Lewis Hamilton captured his fifth Hungarian Grand Prix victory to claim the lead in the 2016 Formula 1 world championship for the first time.
From second on the grid behind polesitting Mercedes team-mate Nico Rosberg, Hamilton took the lead into the first corner and controlled the race from there.
His fifth victory in six races means he has turned a 43-point deficit into a six-point lead in that time.
Rosberg had to settle for runner-up, 1.9 seconds behind, with Red Bull’s Daniel Ricciardo just managing to hold off Sebastian Vettel’s Ferrari for the final podium spot.
Ricciardo’s team-mate Max Verstappen did the same to the other Ferrari of Kimi Raikkonen in a scrap so close the Finn clipped the Dutchman’s car at one stage.
Neither Mercedes had made a supreme getaway from the front row and the Red Bulls both attacked.
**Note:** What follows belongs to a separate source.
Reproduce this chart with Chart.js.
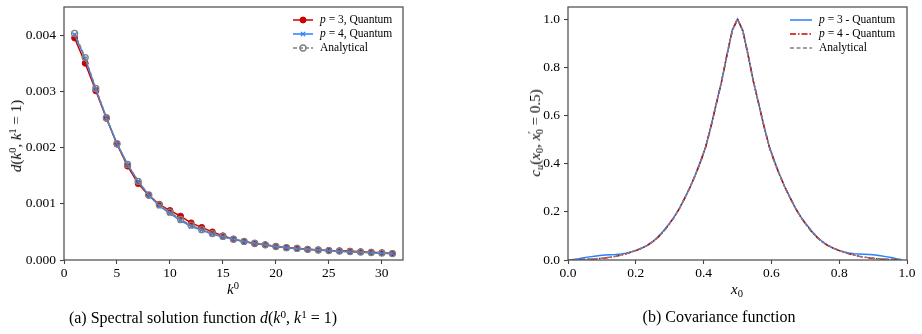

Ricciardo nosed ahead around the outside but Hamilton kept both the Australian and Verstappen’s inside line attack at bay. Rosberg then repassed Ricciardo around the outside of Turn 2.
At first the Red Bulls stayed close to the Mercedes, with Verstappen complaining he was “driving like a grandma” behind Ricciardo.
But he the main loser in the first round of stops, dropping behind Vettel as Ferrari used an undercut and also Raikkonen, who started 14th on softs and ran 29 laps in his first stint. The time spent behind the Finn left Verstappen out of the podium fight.
Just before the midway point Hamilton was warned by his team to pick up the pace otherwise Rosberg would pit first at the second round of stops to fend off the threat being posed by Ricciardo.
“I’m driving to the best of my ability,” responded Hamilton, who then managed a surge to put 2.8s between himself and Rosberg.
It was enough for Hamilton to take precedence as another set of softs was fitted after 41 laps, with Rosberg following a lap later, and both stayed ahead of the early-stopping Ricciardo.
On lap 53 of 70, with Hamilton held up by the Haas of Esteban Gutierrez – earning the Mexican a middle-finger salute from the Briton when he finally passed and a five-second time penalty for ignoring blue flags – Rosberg closed to 0.6s.
Hamilton then edged away, only for the gap to fall to 0.6s again after 62 laps following a small lock-up at Turn 12, but it was as close as Rosberg managed to get.
Vettel steadily closed in on Ricciardo for third to no avail, while Raikkonen found himself chasing Verstappen as their alternate strategies played out, attacking repeatedly on fresh super-softs but ended up frustrated.
Behind the top six was McLaren’s Fernando Alonso, followed by the Toro Rosso of Carlos Sainz Jr, Williams’s Valtteri Bottas and Nico Hulkenberg for Force India.
McLaren’s Jenson Button was the only retirement after a miserable race including an early loss of hydraulic pressure affecting his brakes, a drive-through penalty for unauthorised radio communication while addressing the problem and finally an oil leak.